Monday, Aug. 07, 1972

McGovern's Henry the K

High among the time-honored privileges of campaign fund-raisers is the chance to bask in the reflected glory of a successful candidate. Even so, on the night of George McGovern's nomination in Miami Beach, his national finance chairman, Henry Kimelman, seemed to be doing much more than mere basking. With his arm wrapped around McGovern's wife Eleanor, Kimelman flashed enough winning smiles and V signs at the TV cameras to have been the candidate himself. Gary Grant, with whom the darkly handsome Kimelman has occasionally been compared, might call the scene one in which a supporting actor makes his move toward stardom. Indeed, Kimelman's real-life business career has abounded with successful reaches for top billing.
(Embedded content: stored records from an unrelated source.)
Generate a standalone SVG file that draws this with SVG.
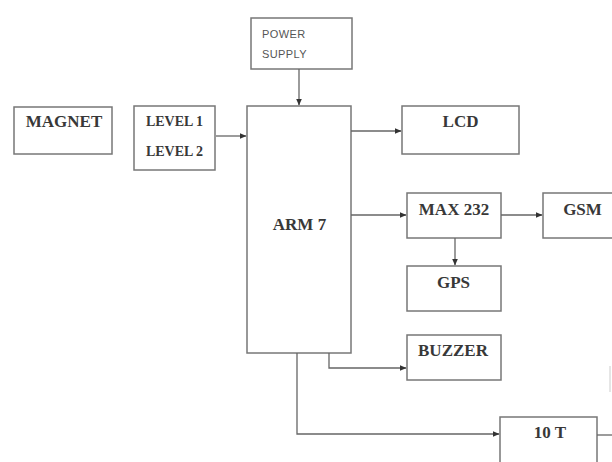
<svg xmlns="http://www.w3.org/2000/svg" width="612" height="462" viewBox="0 0 612 462">
<defs>
<marker id="ah" markerWidth="7" markerHeight="6" refX="6.5" refY="3" orient="auto" markerUnits="userSpaceOnUse">
<path d="M0,0 L7,3 L0,6 Z" fill="#333"/>
</marker>
</defs>
<style>
.box{fill:#fff;stroke:#777;stroke-width:1.5}
.t{font-family:"Liberation Serif","Times New Roman",serif;font-weight:bold;font-size:17px;fill:#383838;text-anchor:middle}
.lv{font-size:14px}
.s{font-family:"Liberation Sans",Arial,sans-serif;font-size:11px;letter-spacing:0.4px;fill:#555}
.c{fill:none;stroke:#666;stroke-width:1.3}
</style>
<rect width="612" height="462" fill="#fff"/>
<g id="power">
<rect class="box" x="251" y="18" width="101" height="51"/>
<text class="s" x="262" y="38">POWER</text>
<text class="s" x="262" y="58">SUPPLY</text>
</g>
<g id="magnet">
<rect class="box" x="14" y="107" width="98" height="47"/>
<text class="t" x="64" y="127">MAGNET</text>
</g>
<g id="level">
<rect class="box" x="134" y="106" width="81" height="64"/>
<text class="t lv" x="174.5" y="126">LEVEL 1</text>
<text class="t lv" x="174.5" y="156">LEVEL 2</text>
</g>
<g id="arm7">
<rect class="box" x="247" y="106" width="104" height="247"/>
<text class="t" x="299.5" y="230">ARM 7</text>
</g>
<g id="lcd">
<rect class="box" x="402" y="106" width="117" height="48"/>
<text class="t" x="460.5" y="127">LCD</text>
</g>
<g id="max232">
<rect class="box" x="407" y="193" width="94" height="45"/>
<text class="t" x="454" y="215">MAX 232</text>
</g>
<g id="gsm">
<rect class="box" x="543" y="193" width="75" height="45"/>
<text class="t" x="582.5" y="215">GSM</text>
</g>
<g id="gps">
<rect class="box" x="407" y="266" width="94" height="45"/>
<text class="t" x="453.5" y="288">GPS</text>
</g>
<g id="buzzer">
<rect class="box" x="407" y="335" width="94" height="45"/>
<text class="t" x="453" y="356">BUZZER</text>
</g>
<g id="iot">
<rect class="box" x="500" y="417" width="97" height="55"/>
<text class="t" x="550" y="438">10 T</text>
</g>
<g id="connectors">
<path class="c" d="M299,69 V105" marker-end="url(#ah)"/>
<path class="c" d="M216,136 H246" marker-end="url(#ah)"/>
<path class="c" d="M351,131 H401" marker-end="url(#ah)"/>
<path class="c" d="M351,215 H406" marker-end="url(#ah)"/>
<path class="c" d="M501,215 H542" marker-end="url(#ah)"/>
<path class="c" d="M455,238 V265" marker-end="url(#ah)"/>
<path class="c" d="M329,353 V368 H406" marker-end="url(#ah)"/>
<path class="c" d="M297,353 V434 H499" marker-end="url(#ah)"/>
<path class="c" d="M597,435 H612"/>
<path d="M610,366 V392" fill="none" stroke="#ccc" stroke-width="1"/>
</g>
</svg>
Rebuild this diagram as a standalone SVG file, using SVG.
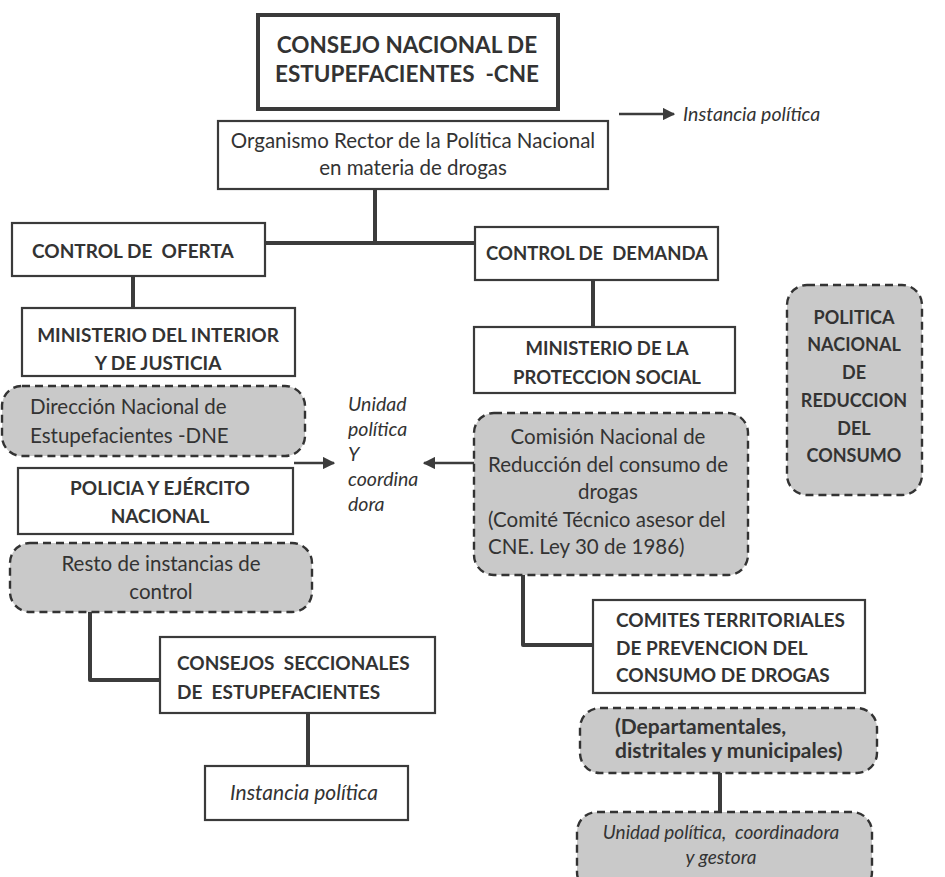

Brooklyn-bred Kimelman, 51, is chairman of the West Indies Corp., the biggest (annual sales: $18 million) import house in the Virgin Islands, his adopted home of more than two decades. As the islands' commissioner of commerce from 1961 to 1964, Kimelman was one of several businessmen who turned the U.S. possession from a sleepy haven of sand and sun into a tourist mecca. Since the islands are one of the two American free ports outside the U.S. (the other: Guam), the business of importing duty-free liquor, perfume and other goodies for tourists has grown fast. Kimelman's fortune is estimated to be $10 million.

The son of a textile importer, Kimelman got into the liquor business through his father-in-law, who owned a rum distillery in Puerto Rico. Kimelman moved to St. Thomas after investing in the islands' earliest first-class resort hotel, the Virgin Isle, which he later leased on hugely favorable terms to Hilton. Kimelman and his brother-in-law acquired the distributorships of a number of name-brand liquors, including Cherry Heering, Grand Marnier and J & B Scotch. When the Johnson Administration tried to ease the nation's balance of payments deficit by chopping, from a gallon to a quart, the nontaxable liquor allowance for Americans returning from abroad, Kimelman helped lead the successful fight to keep the one-gallon rule in the Virgin Islands. That greatly lifted the islands' tourism --and Kimelman's fortunes.

One Word. Not without egotism, Kimelman says, "I enjoy achievement." His unceasing drive soured many personal relationships, including those with his brother-in-law, who dropped out of the business, and with former Governor Ralph M. Paiewonsky, who accepted his resignation from the commerce commission. But Kimelman caught the SAMMA fancy of Stewart Udall, then the Interior Secretary, who hired him as his aide. In Washington, Kimelman became friends with McGovern, whom he admired for his antiwar stand. McGovern and his supporters have been frequent guests at the Kimelman home overlooking the Charlotte Amalie harbor. (Campaign Managers Frank Mankiewicz and Gary Hart rested up from the Democratic Convention there.)

A group was celebrating McGovern's 47th birthday at the Kimelman home in 1969 when they got word of Teddy Kennedy's Chappaquiddick accident.

As Kimelman tells it, he immediately urged McGovern to run for the '72 nomination and promised:

"I'll make it possible."

As finance chairman, Kimelman specialized in putting the arm on big contributors for McGovern's primary battles, raising some $2.5 million, including $80,000 of his own funds. He is also the organization's budget director and became known to McGovern staffers as a tight-fisted spender. "I'm a good clamper-downer," says Kimelman. "I have a lot of one-word answers: No." Among others who bridled at Kimelman's autocratic ways was Max Palevsky, a Xerox millionaire and prime McGovern contributor. Recently he pulled out of the candidate's organization, partly over differences with Kimelman.

Kimelman figures that he must raise at least $25 million for McGovern's presidential race. "I've always been fiscally conservative," he says. "Every year, no matter what my income was, I've saved a little and invested a little." Using the same rule, he is putting 25% of the campaign contributions into a trust fund that later will be used to make repayments to people who merely lend money to the campaign. Whether he can keep on feeding the trust fund if

McGovern's cash runs short remains to be seen.

Last week, fully realizing that his candidate is not exactly a hero to most bigtime political donors anyway, Kimelman was somewhat distressed over the revelations about Senator Thomas Eagleton's mental-health history. Should McGovern be able to overcome the increasingly steep odds and manage to bankroll a winning campaign, his own Henry the K will probably deserve the ambassadorship that he admittedly covets.